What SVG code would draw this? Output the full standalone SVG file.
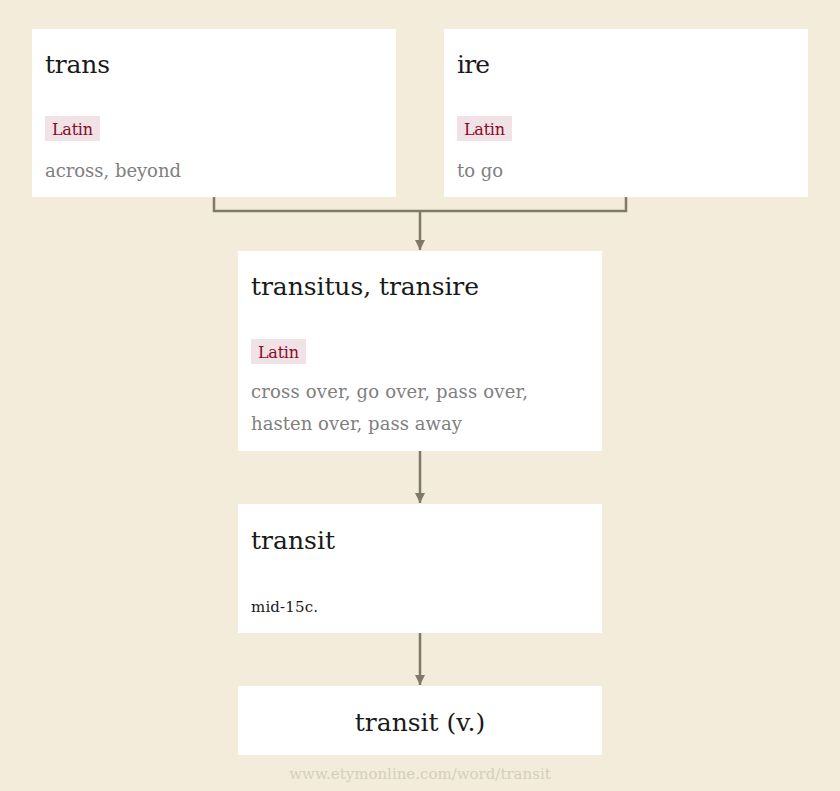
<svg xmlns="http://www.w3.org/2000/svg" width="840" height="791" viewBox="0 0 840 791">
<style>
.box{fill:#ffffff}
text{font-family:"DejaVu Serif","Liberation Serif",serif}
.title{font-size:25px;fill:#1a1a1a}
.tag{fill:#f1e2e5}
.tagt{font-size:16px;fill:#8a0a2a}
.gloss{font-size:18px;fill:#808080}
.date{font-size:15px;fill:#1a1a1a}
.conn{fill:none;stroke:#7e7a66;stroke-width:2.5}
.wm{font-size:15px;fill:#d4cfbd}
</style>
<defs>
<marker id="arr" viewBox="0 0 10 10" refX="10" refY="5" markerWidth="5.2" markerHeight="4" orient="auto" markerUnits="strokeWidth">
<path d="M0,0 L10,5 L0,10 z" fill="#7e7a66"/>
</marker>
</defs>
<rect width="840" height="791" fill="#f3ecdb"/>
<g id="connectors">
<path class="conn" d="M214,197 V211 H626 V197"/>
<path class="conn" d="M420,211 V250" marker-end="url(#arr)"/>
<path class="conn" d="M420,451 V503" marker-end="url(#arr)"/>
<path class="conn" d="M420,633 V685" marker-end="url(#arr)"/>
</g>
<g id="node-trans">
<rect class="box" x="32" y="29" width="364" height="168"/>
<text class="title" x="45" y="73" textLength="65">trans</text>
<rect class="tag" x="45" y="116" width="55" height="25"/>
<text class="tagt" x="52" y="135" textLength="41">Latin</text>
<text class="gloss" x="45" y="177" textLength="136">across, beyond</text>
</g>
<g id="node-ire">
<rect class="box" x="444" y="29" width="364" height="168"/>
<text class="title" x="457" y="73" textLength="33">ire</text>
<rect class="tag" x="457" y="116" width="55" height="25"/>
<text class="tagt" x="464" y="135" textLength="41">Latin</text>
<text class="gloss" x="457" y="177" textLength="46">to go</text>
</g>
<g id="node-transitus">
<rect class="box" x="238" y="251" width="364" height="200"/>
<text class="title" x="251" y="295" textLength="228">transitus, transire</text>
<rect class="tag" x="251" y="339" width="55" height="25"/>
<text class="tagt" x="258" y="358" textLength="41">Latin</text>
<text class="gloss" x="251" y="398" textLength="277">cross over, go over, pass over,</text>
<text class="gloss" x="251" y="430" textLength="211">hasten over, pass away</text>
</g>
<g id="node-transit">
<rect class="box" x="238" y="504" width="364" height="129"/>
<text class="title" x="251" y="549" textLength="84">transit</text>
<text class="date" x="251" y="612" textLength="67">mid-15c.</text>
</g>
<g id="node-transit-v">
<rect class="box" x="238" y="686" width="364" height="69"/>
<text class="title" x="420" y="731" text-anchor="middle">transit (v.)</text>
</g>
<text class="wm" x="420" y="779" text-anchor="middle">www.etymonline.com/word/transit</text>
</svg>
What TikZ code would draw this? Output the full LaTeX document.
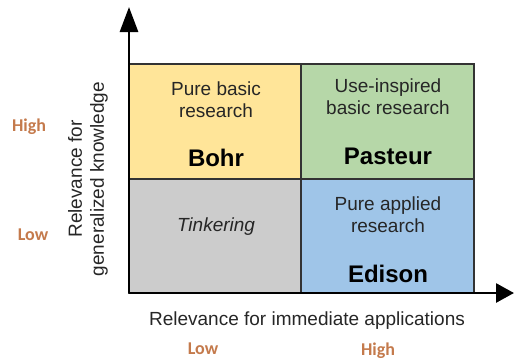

- - - - - - -

> _REQUIREMENTS_: Give only the number of lines in the data that hold the string "full".

> _TASK RESPONSE_: 2